Summarizing this information, Florida's Civic Health index for 2007 puts us at 47th in the nation.

Civic education can convert our democracy deficit into an abundance of civic knowledge and energy. This idea is not new. In describing the purposes of public education, Thomas Jefferson stated, "The objects of primary education … are to instruct the mass of citizens in these: their rights, interests, and duties as men and citizens … to understand his duties to his neighbors and country, and to discharge with competence the functions confided to him by either."

While much has changed in the two centuries since Jefferson wrote, his words continue to resonate. If we want future generations of Americans to sustain our democracy, we must educate them to be informed, skilled and engaged citizens.

The Florida Legislature has taken a first step. Today every middle school student is required to take one semester of civics. This summer a coalition of the Florida Bar, the League of Women Voters, the Lou Frey Institute of Politics at the University of Central Florida and the Bob Graham Center for Public Service at the University of Florida, with the generous support of the Helios Foundation, trained 133 middle school teachers to teach participatory democracy. More will be trained next summer.

Admittedly, our schools are being asked to educate students in everything from hygiene to driving a car. But there are creative ways to blend citizenship into other subjects. While an elementary student is learning the skills of reading, why not also start teaching him or her the content of American history? While high school chemistry students are focused on elements and compounds, wouldn't the course be more relevant if they also learned how science and civics have combined to make our air and water cleaner and safer?

In the age of high-stakes testing, a major advance will be the inclusion of civics in state assessments, such as the Florida Comprehensive Assessment Test, and the national No Child Left Behind student evaluation. The reality is if a subject is not tested, it tends to disappear from the curriculum.

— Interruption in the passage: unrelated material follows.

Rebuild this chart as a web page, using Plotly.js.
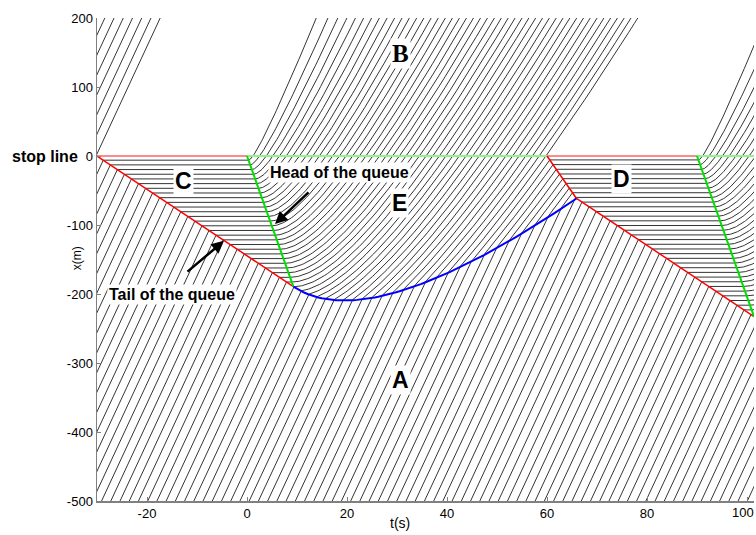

While not all policymakers agree with the current testing regimes, we should all be able to agree that if reading, math and science are tested, it does a disservice to our student citizens and our democracy if we fail to test civics.

Democracy does not automatically renew itself in each generation. Sustaining it requires a continued commitment to ensuring that all citizens have the knowledge, competence and motivation to make their mark on the American story.

Bob Graham is a former Florida U.S. senator, governor and state legislator.